-- START OF DATASET CONTENT --
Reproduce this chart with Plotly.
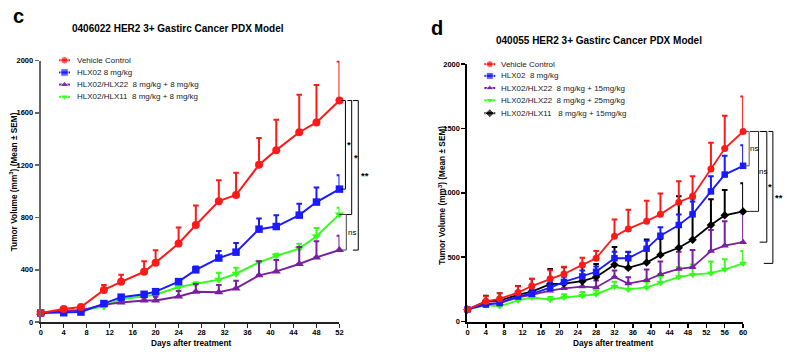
import plotly.graph_objects as go

# ---------------- data: panel c ----------------
days_c = [0, 4, 7, 11, 14, 18, 20, 24, 27, 31, 34, 38, 41, 45, 48, 52]
veh_c = [70, 101, 116, 246, 308, 385, 455, 601, 743, 925, 972, 1203, 1315, 1452, 1527, 1694]
veh_c_err = [5, 10, 10, 38, 55, 80, 94, 123, 149, 159, 170, 204, 232, 286, 286, 298]
hlx02_c = [70, 72, 77, 142, 191, 213, 233, 310, 400, 490, 535, 711, 731, 818, 918, 1017]
hlx02_c_err = [5, 8, 8, 12, 15, 15, 18, 12, 25, 53, 70, 82, 87, 87, 112, 107]
hlx22_c = [70, 85, 90, 134, 151, 166, 166, 196, 233, 228, 258, 358, 388, 445, 495, 551]
hlx22_c_err = [5, 8, 10, 15, 18, 22, 28, 43, 58, 56, 58, 107, 87, 130, 124, 110]
hlx11_c = [70, 88, 90, 120, 175, 200, 210, 268, 290, 325, 370, 457, 507, 562, 657, 823]
hlx11_c_err = [5, 5, 5, 8, 8, 10, 10, 12, 15, 52, 45, 10, 15, 37, 62, 52]

# ---------------- data: panel d ----------------
days_d = [0, 4, 7, 11, 14, 18, 21, 25, 28, 32, 35, 39, 42, 46, 49, 53, 56, 60]
veh_d = [94, 157, 177, 225, 276, 333, 370, 440, 492, 662, 720, 780, 833, 927, 973, 1185, 1344, 1477]
veh_d_err = [8, 40, 45, 50, 55, 65, 55, 55, 56, 131, 149, 159, 162, 164, 156, 204, 255, 271]
hlx02_d = [94, 132, 144, 195, 215, 263, 308, 351, 387, 492, 492, 566, 667, 750, 833, 1011, 1142, 1210]
hlx02_d_err = [8, 20, 25, 30, 35, 40, 40, 45, 40, 51, 51, 61, 66, 81, 99, 118, 146, 159]
hlx22_15_d = [94, 139, 144, 187, 208, 240, 258, 272, 265, 346, 295, 321, 367, 409, 422, 548, 590, 617]
hlx22_15_d_err = [8, 20, 20, 30, 30, 40, 40, 45, 55, 51, 50, 83, 100, 134, 134, 164, 190, 222]
hlx22_25_d = [94, 126, 119, 164, 187, 170, 187, 200, 212, 270, 250, 265, 301, 346, 364, 376, 404, 452]
hlx22_25_d_err = [8, 15, 15, 20, 20, 20, 25, 30, 30, 40, 45, 45, 50, 76, 80, 91, 81, 96]
hlx11_d = [94, 157, 162, 208, 233, 291, 295, 314, 346, 442, 417, 458, 518, 573, 636, 750, 826, 856]
hlx11_d_err = [8, 43, 58, 68, 100, 118, 127, 133, 101, 137, 124, 180, 125, 400, 320, 200, 197, 218]

yticks_c = [0, 400, 800, 1200, 1600, 2000]
yticks_d = [0, 500, 1000, 1500, 2000]
xticks_c = list(range(0, 53, 4))
xticks_d = list(range(0, 61, 4))

labels_c = ["Vehicle Control", "HLX02 8 mg/kg",
            "HLX02/HLX22\u00a0 8 mg/kg + 8 mg/kg", "HLX02/HLX11\u00a0 8 mg/kg + 8 mg/kg"]
labels_d = ["Vehicle Control", "HLX02\u00a0 8 mg/kg",
            "HLX02/HLX22\u00a0 8 mg/kg + 15mg/kg", "HLX02/HLX22\u00a0 8 mg/kg + 25mg/kg",
            "HLX02/HLX11\u00a0\u00a0 8 mg/kg + 15mg/kg"]

RED = "#ff1a1a"
BLUE = "#1a1aff"
PURPLE = "#7a1fa2"
GREEN = "#33ff1a"
BLACK = "#000000"
FONT = "Liberation Sans, Arial, sans-serif"

fig = go.Figure()


def add_series(x, y, err, color, symbol, size, xa, ya, lw):
    fig.add_trace(go.Scatter(
        x=x, y=y, mode="lines+markers", xaxis=xa, yaxis=ya,
        line=dict(color=color, width=lw),
        marker=dict(color=color, symbol=symbol, size=size),
        error_y=dict(type="data", symmetric=False, array=err, arrayminus=[0] * len(err),
                     color=color, thickness=2, width=2.8),
        cliponaxis=False, showlegend=False, hoverinfo="skip"))


# panel c (draw order: green, purple, blue, red on top)
add_series(days_c, hlx11_c, hlx11_c_err, GREEN, "triangle-down", 8, "x", "y", 2)
add_series(days_c, hlx22_c, hlx22_c_err, PURPLE, "triangle-up", 8, "x", "y", 2)
add_series(days_c, hlx02_c, hlx02_c_err, BLUE, "square", 7.5, "x", "y", 2)
add_series(days_c, veh_c, veh_c_err, RED, "circle", 8, "x", "y", 2)

# panel d
add_series(days_d, hlx22_25_d, hlx22_25_d_err, GREEN, "triangle-down", 7, "x2", "y2", 1.8)
add_series(days_d, hlx22_15_d, hlx22_15_d_err, PURPLE, "triangle-up", 7, "x2", "y2", 1.8)
add_series(days_d, hlx11_d, hlx11_d_err, BLACK, "diamond", 6.5, "x2", "y2", 1.8)
add_series(days_d, hlx02_d, hlx02_d_err, BLUE, "square", 6.5, "x2", "y2", 1.8)
add_series(days_d, veh_d, veh_d_err, RED, "circle", 7, "x2", "y2", 1.8)

# ---------------- custom legends (pixel overlay axis) ----------------
W, H = 800, 360


def legend_key(cx, cy, color, symbol, size):
    fig.add_trace(go.Scatter(
        x=[cx - 5.5, cx, cx + 5.5], y=[cy, cy, cy], mode="lines+markers",
        xaxis="x3", yaxis="y3", line=dict(color=color, width=2),
        marker=dict(color=color, symbol=symbol, size=[0, size, 0]),
        showlegend=False, hoverinfo="skip"))


annotations = []
leg_c_y = [57.7, 70.2, 82.7, 95.2]
for lbl, col, sym, yy in zip(labels_c, [RED, BLUE, PURPLE, GREEN],
                             ["circle", "square", "triangle-up", "triangle-down"], leg_c_y):
    legend_key(63, yy, col, sym, 7.5)
    annotations.append(dict(x=74 / W, y=1 - yy / H, xref="paper", yref="paper", text=lbl,
                            showarrow=False, xanchor="left", yanchor="middle",
                            font=dict(family=FONT, size=8, color="#222")))

leg_d_y = [61.7, 73.7, 86.2, 98.7, 112]
for lbl, col, sym, yy in zip(labels_d, [RED, BLUE, PURPLE, GREEN, BLACK],
                             ["circle", "square", "triangle-up", "triangle-down", "diamond"], leg_d_y):
    legend_key(491.5, yy, col, sym, 7)
    annotations.append(dict(x=501 / W, y=1 - yy / H, xref="paper", yref="paper", text=lbl,
                            showarrow=False, xanchor="left", yanchor="middle",
                            font=dict(family=FONT, size=8, color="#222")))

# titles, panel letters, axis titles
bold = dict(family=FONT, color="#000", weight="bold")
annotations += [
    dict(x=17 / W, y=1 - 12 / H, text="c", font=dict(bold, size=20)),
    dict(x=438 / W, y=1 - 25 / H, text="d", font=dict(bold, size=20)),
    dict(x=177.5 / W, y=1 - 25 / H, text="0406022 HER2 3+ Gastirc Cancer PDX Model", font=dict(bold, size=10)),
    dict(x=602 / W, y=1 - 37 / H, text="040055 HER2 3+ Gastirc Cancer PDX Model", font=dict(bold, size=10)),
    dict(x=190 / W, y=1 - 347.5 / H, text="Days after treatment", font=dict(bold, size=8.3)),
    dict(x=615.5 / W, y=1 - 347.5 / H, text="Days after treatment", font=dict(bold, size=8.3)),
    dict(x=12 / W, y=1 - 182 / H, text="Tumor Volume (mm<sup>3</sup>) (Mean \u00b1 SEM)",
         textangle=-90, font=dict(bold, size=8.3)),
    dict(x=443 / W, y=1 - 196 / H, text="Tumor Volume (mm<sup>3</sup>) (Mean \u00b1 SEM)",
         textangle=-90, font=dict(bold, size=8.3)),
]
for a in annotations[-8:]:
    a.update(xref="paper", yref="paper", showarrow=False, xanchor="center", yanchor="middle")

# ---------------- significance brackets ----------------
shapes = []


def bracket(xa, ya, y_top, y_bot, x_top0, x_bot0, x_v, label, x_lbl, color="#000"):
    xr, yr = xa + " domain", ya
    for (x0, y0, x1, y1) in [(x_top0, y_top, x_v, y_top), (x_v, y_top, x_v, y_bot), (x_bot0, y_bot, x_v, y_bot)]:
        shapes.append(dict(type="line", xref=xr, yref=yr, x0=x0, y0=y0, x1=x1, y1=y1,
                           line=dict(color=color, width=1)))
    size = 8 if label == "ns" else 9.5
    annotations.append(dict(xref=xr, yref=yr, x=x_lbl, y=(y_top + y_bot) / 2, text=label,
                            showarrow=False, xanchor="center", yanchor="middle",
                            font=dict(family=FONT, size=size, color="#000",
                                      weight="normal" if label == "ns" else "bold")))


last = -1
bracket("x", "y", veh_c[last], hlx02_c[last], 1.006, 1.006, 1.020, "*", 1.031)
bracket("x", "y", veh_c[last], hlx11_c[last], 1.027, 1.000, 1.041, "*", 1.054)
bracket("x", "y", veh_c[last], hlx22_c[last], 1.045, 1.045, 1.063, "**", 1.084)
bracket("x", "y", hlx11_c[last], hlx22_c[last], 1.003, 1.003, 1.023, "ns", 1.043, "#444")

bracket("x2", "y2", veh_d[last], hlx02_d[last], 1.005, 1.005, 1.022, "ns", 1.040, "#555")
bracket("x2", "y2", veh_d[last], hlx11_d[last], 1.025, 1.010, 1.056, "ns", 1.073, "#222")
bracket("x2", "y2", veh_d[last], hlx22_15_d[last], 1.060, 1.060, 1.086, "*", 1.098)
bracket("x2", "y2", veh_d[last], hlx22_25_d[last], 1.092, 1.075, 1.108, "**", 1.132)

# ---------------- axes ----------------
tickfont = dict(family=FONT, size=7.5, color="#000", weight="bold")


def axis(domain, rng, tickvals, anchor, color="#000"):
    return dict(domain=domain, range=rng, tickvals=tickvals, anchor=anchor,
                showline=True, linecolor=color, linewidth=2, ticks="outside",
                ticklen=4, tickwidth=1.5, tickcolor=color, showgrid=False, zeroline=False,
                tickfont=tickfont, fixedrange=True)


xa_c = axis([39 / W, 340 / W], [0, 52], xticks_c, "y", "#222")
xa_d = axis([469 / W, 746.7 / W], [0, 60], xticks_d, "y2")
xa_c["ticklabelstandoff"] = -2
xa_d["ticklabelstandoff"] = -2

fig.update_layout(
    width=W, height=H, margin=dict(l=0, r=0, t=0, b=0),
    paper_bgcolor="white", plot_bgcolor="rgba(0,0,0,0)",
    xaxis=xa_c,
    yaxis=axis([1 - 326.3 / H, 1 - 58 / H], [0, 2000], yticks_c, "x", "#666"),
    xaxis2=xa_d,
    yaxis2=axis([1 - 325.7 / H, 1 - 61.7 / H], [0, 2000], yticks_d, "x2"),
    xaxis3=dict(domain=[0, 1], range=[0, W], visible=False, anchor="y3", fixedrange=True),
    yaxis3=dict(domain=[0, 1], range=[H, 0], visible=False, anchor="x3", fixedrange=True),
    annotations=annotations, shapes=shapes, showlegend=False, hovermode=False,
)

fig.write_html("out.html", config={"displayModeBar": False, "staticPlot": True},
               post_script="document.body.style.margin='0';document.body.style.padding='0';")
-- END OF DATASET CONTENT --
TASK BRIEF:
The lines from the start of the data through the line that contains "import plotly.graph_objects as go" are to be returned exactly, please, with both ends included and every picture left out.

CORRECT ANSWER:
Reproduce this chart with Plotly.
import plotly.graph_objects as go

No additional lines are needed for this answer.